Goal: Read the entries below and pull out each line with the string "diagram".

Task inputs:
-*-*-
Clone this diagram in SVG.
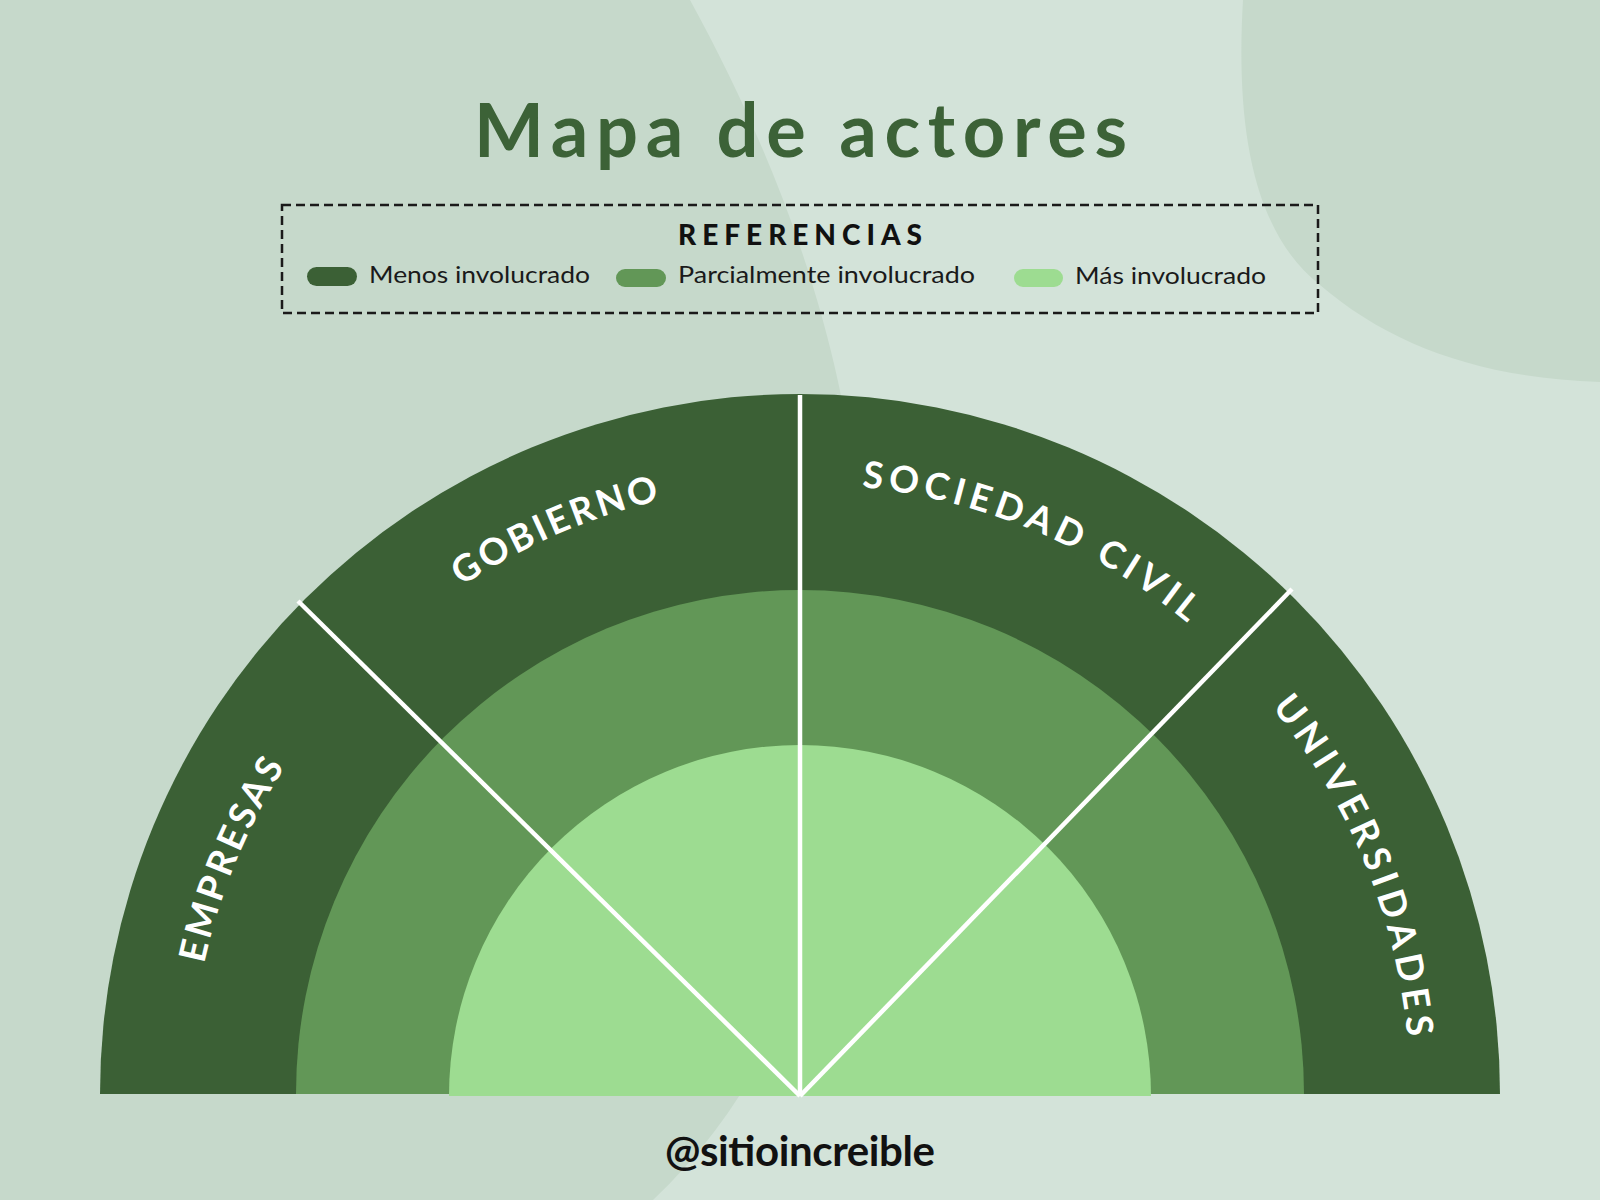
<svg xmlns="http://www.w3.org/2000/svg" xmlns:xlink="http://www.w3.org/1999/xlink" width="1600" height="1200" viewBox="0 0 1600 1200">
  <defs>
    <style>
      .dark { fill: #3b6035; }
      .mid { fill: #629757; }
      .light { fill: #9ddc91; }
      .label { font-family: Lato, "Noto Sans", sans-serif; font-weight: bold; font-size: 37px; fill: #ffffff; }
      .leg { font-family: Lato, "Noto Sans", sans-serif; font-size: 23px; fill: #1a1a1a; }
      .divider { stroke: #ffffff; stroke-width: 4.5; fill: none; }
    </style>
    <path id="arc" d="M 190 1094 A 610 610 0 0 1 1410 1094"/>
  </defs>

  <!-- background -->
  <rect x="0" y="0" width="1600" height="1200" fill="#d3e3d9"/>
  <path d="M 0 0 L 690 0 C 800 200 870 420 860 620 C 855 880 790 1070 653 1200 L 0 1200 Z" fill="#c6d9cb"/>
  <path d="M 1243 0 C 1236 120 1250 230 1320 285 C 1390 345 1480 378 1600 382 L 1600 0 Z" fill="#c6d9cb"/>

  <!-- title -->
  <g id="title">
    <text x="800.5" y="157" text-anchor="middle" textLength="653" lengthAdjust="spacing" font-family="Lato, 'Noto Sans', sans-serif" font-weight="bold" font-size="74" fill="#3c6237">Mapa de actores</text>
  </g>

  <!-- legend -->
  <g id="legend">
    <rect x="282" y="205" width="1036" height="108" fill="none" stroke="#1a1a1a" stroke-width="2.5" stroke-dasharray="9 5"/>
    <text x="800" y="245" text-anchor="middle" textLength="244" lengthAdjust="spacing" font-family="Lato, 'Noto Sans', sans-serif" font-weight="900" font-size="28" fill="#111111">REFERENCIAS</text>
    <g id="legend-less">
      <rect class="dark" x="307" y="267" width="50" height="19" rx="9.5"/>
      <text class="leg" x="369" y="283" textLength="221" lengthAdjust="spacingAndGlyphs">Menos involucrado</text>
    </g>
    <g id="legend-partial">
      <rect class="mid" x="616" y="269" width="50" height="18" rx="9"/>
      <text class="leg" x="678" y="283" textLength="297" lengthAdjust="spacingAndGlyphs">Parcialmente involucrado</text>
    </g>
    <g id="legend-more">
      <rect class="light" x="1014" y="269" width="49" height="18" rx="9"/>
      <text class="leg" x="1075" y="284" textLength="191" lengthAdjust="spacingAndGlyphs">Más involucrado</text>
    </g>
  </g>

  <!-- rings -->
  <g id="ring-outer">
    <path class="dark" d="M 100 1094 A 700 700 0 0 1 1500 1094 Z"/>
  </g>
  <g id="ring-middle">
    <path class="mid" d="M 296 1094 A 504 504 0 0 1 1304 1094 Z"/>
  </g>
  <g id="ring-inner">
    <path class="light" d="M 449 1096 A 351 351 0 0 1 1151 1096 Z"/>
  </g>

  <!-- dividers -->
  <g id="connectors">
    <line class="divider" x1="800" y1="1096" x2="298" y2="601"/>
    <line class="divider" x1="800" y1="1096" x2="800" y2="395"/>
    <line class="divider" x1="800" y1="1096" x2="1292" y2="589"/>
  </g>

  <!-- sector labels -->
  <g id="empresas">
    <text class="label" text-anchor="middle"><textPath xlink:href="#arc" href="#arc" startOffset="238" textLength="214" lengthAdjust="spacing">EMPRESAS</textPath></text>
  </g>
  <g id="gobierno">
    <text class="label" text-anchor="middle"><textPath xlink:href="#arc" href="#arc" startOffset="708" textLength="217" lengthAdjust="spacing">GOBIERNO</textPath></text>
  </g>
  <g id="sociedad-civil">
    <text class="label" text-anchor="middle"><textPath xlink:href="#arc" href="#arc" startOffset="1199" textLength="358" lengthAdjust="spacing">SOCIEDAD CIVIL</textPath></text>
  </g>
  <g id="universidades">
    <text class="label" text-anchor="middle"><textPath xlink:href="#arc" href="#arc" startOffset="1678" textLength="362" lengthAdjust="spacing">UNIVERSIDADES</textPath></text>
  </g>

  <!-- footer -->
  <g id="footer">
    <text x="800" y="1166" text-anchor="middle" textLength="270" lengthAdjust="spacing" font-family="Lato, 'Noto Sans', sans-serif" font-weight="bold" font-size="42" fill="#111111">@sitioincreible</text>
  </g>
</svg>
-*-*-
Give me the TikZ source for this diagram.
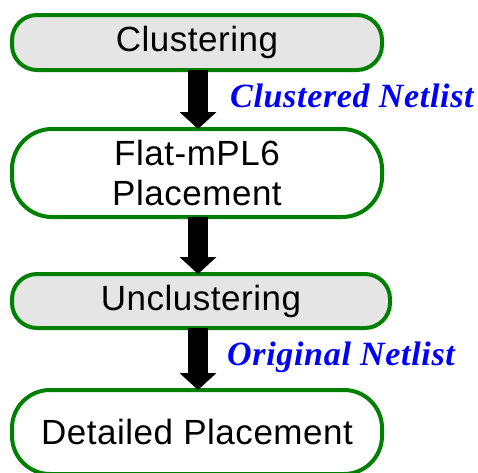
-*-*-
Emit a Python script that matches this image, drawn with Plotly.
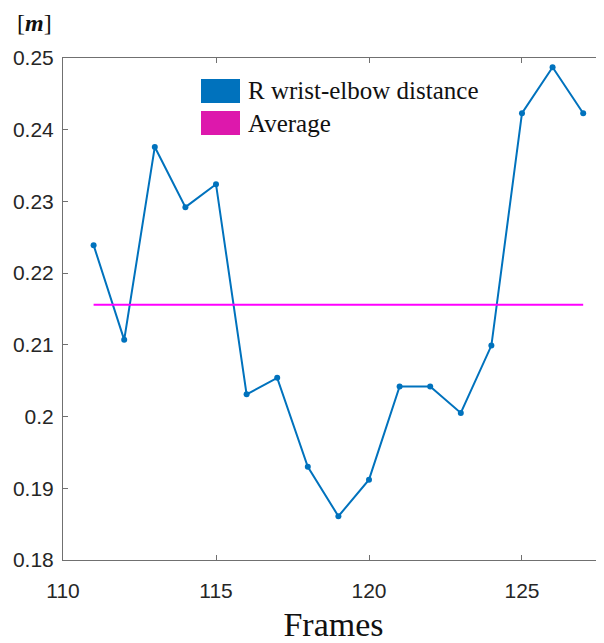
-*-*-
Output below:
Clone this diagram in SVG.
Give me the TikZ source for this diagram.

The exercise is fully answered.